Here’s the problem: note that “money” is something that must be “coin”ed. Everyone knows the difference between coins and paper bills, right?

Jefferson:

    “Specie [coined money] is the most perfect medium because it will preserve its own level; because, having intrinsic and universal value, it can never die in our hands, and it is the surest resource of reliance in time of war.” –Thomas Jefferson to John Wayles Eppes, 1813. ME 13:430
    “Paper is poverty,… it is only the ghost of money, and not money itself.” –Thomas Jefferson to Edward Carrington, 1788. ME 7:36
    “The evils of this deluge of paper money are not to be removed until our citizens are generally and radically instructed in their cause and consequences, and silence by their authority the interested clamors and sophistry of speculating, shaving, and banking institutions.
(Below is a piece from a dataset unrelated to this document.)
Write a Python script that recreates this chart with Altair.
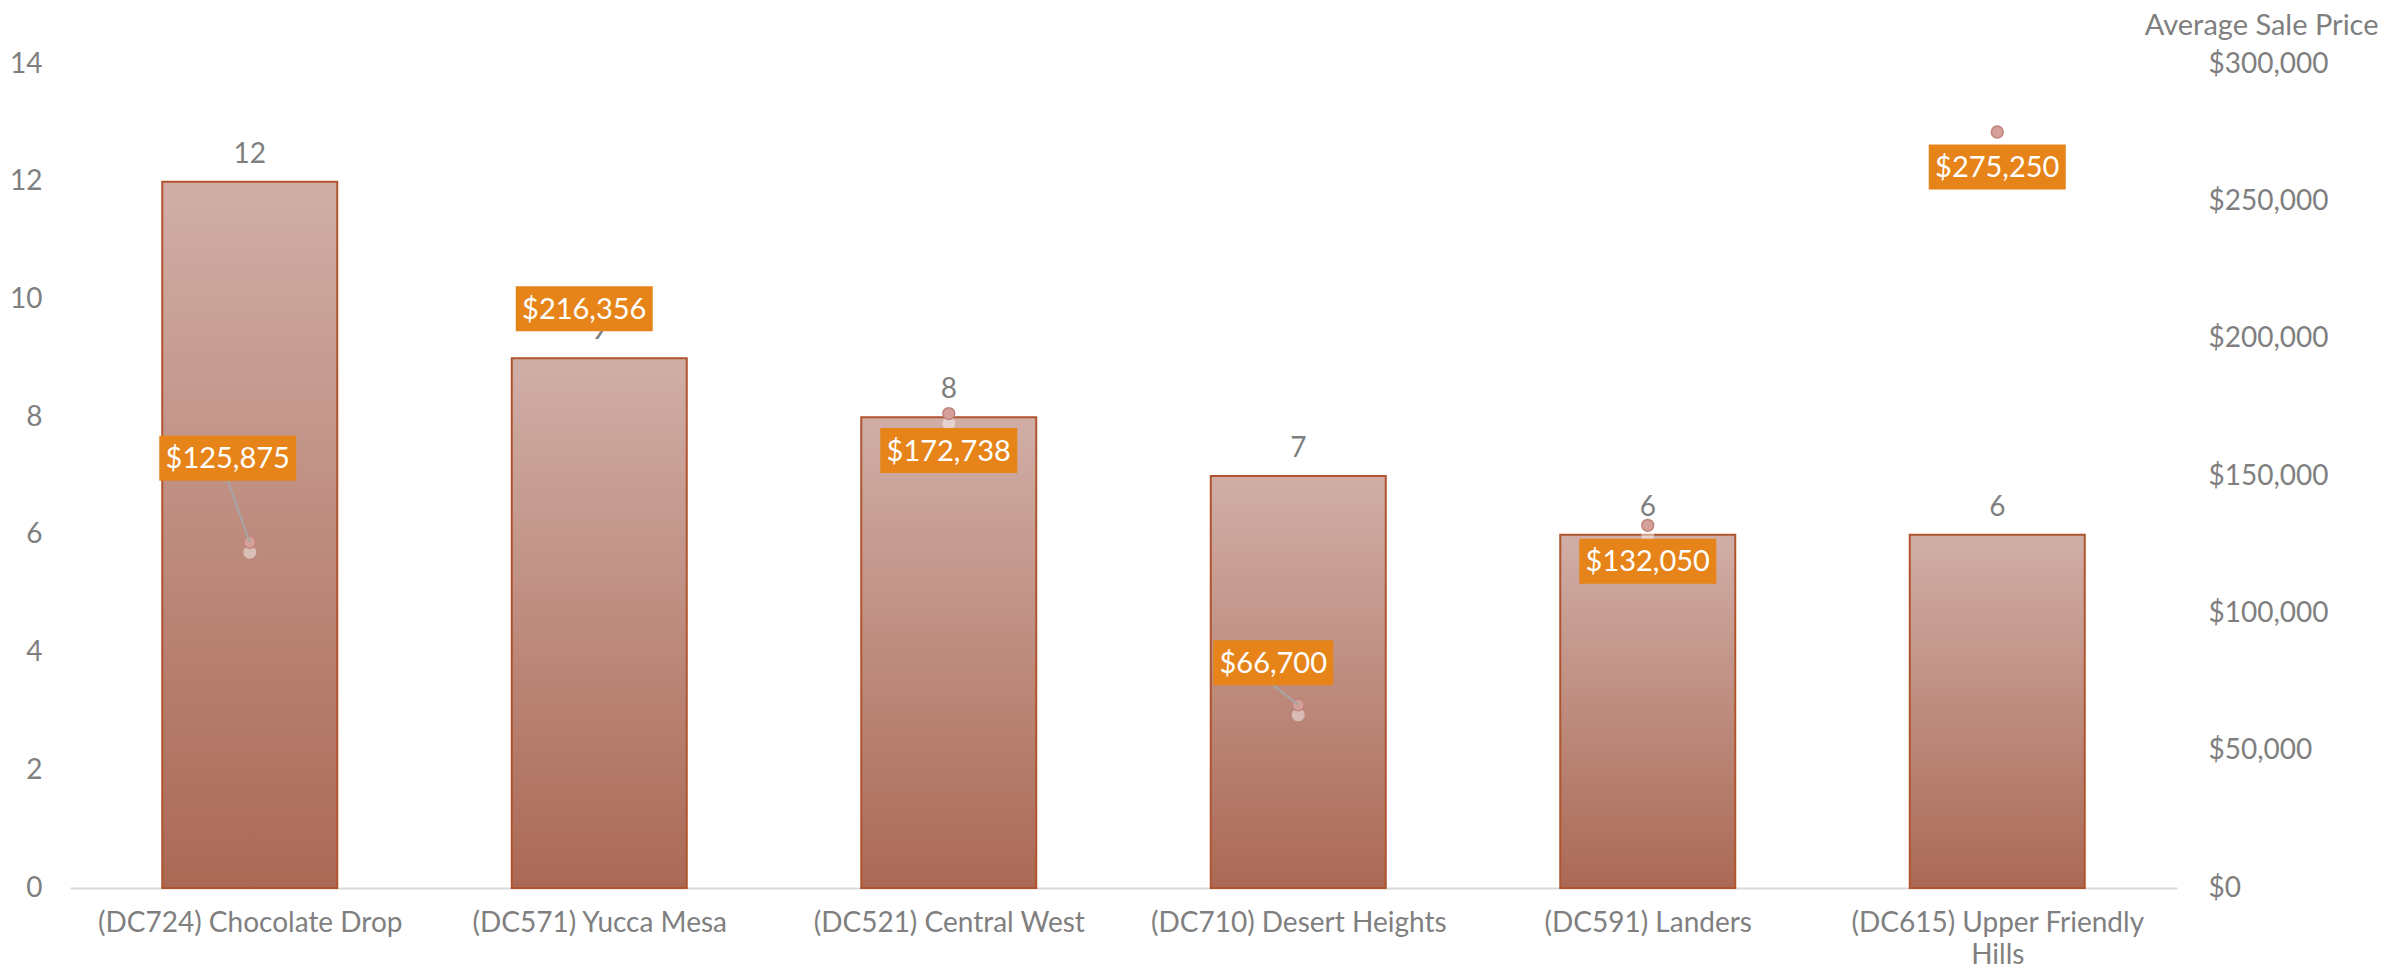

Till then, we must be content to return quoad hoc to the savage state, to recur to barter in the exchange of our property for want of a stable common measure of value, that now in use being less fixed than the beads and wampum of the Indian, and to deliver up our citizens, their property and their labor, passive victims to the swindling tricks of bankers and mountebankers.” –Thomas Jefferson to John Adams, 1819. ME 15:185

We have gradually allowed coined precious metal “money” to be replaced by paper bills. These paper bills were once redeemable into the precious metals themselves, and the issue of paper was limited by the amount of coins into which they could be redeemed. Now, the paper bills are irredeemable, thanks to Comrade Roosevelt. When this fact is coupled with the fact that Congress has abrogated its Constitutional responsibility by delegating “monetary policy” to the Federal Reserve, we find ourselves in a situation where a non-accountable organization can emit a limitless amount of paper things they call “currency”. The central banksters euphemistically call this “Quantitative Easing.”
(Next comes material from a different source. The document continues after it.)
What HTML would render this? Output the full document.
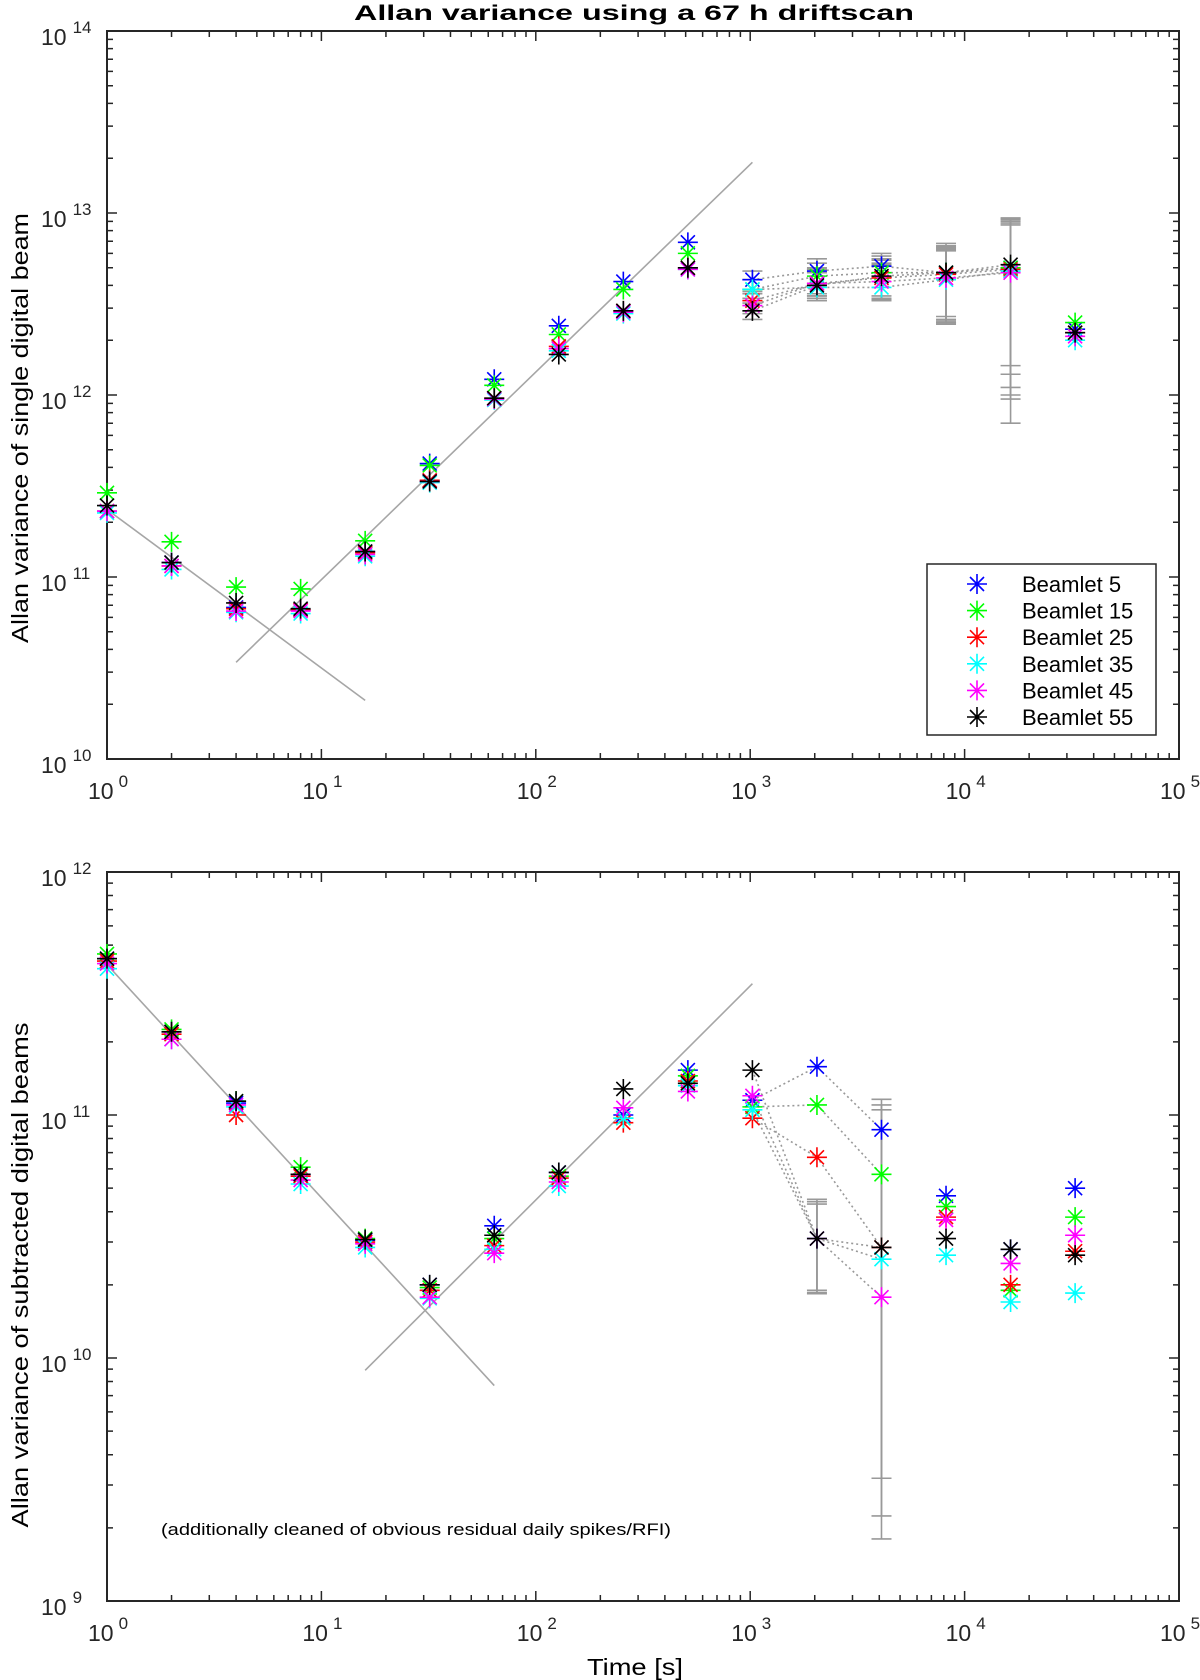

But people aren’t stupid. When the central bankers of the world crank up the printing presses, smart money starts moving into precious metals. This makes precious metals prices the “canaries in the coalmine” of irredeemable fiat currencies. If the bankers are going to stay in charge and keep their currency game going, they have to control precious metals prices, either directly or though intermediaries.

Allegations of market manipulation have flown around the precious metal markets for the past decade. The ongoing banking crisis has forced these issues to the fore. Our last post detailed one lawsuit filed against JP Morgan, alleging manipulation of the silver market. Since then, two more suits have been filed, one alleging RICO (Racketeering Influenced and Corrupt Organizations) violations, the other alleging profiteering at the time of the Bear Stearns acquisition by JPM (Bear was known to have a significant silver position).

The first new suit alleges that JPM and HSBC colluded to manipulate the silver market by amassing huge short positions (selling silver promises) they had no intent to fill.

The second new suit:

    The complaint alleges that around June 2008, when JP Morgan acquired Bear Stearns, including Bear Stearns’ short positions in silver futures, JP Morgan and HSBC commenced a conspiracy to manipulate, and did manipulate, the market for silver futures and options contracts on COMEX. Specifically, the complaint alleges that around this time, JP Morgan and HSBC, pursuant to their conspiracy, acquired massive short positions on silver futures contracts in an effort to artificially depress the price of the silver futures market. The defendants realized substantial illegal profits in connection with their scheme, while investors who had no knowledge of the scheme, lost substantial amounts of money because of the defendants’ conduct.

Never forget: the ability to control the value of “money” is the ability to control life itself. Markets either are free, or they are not.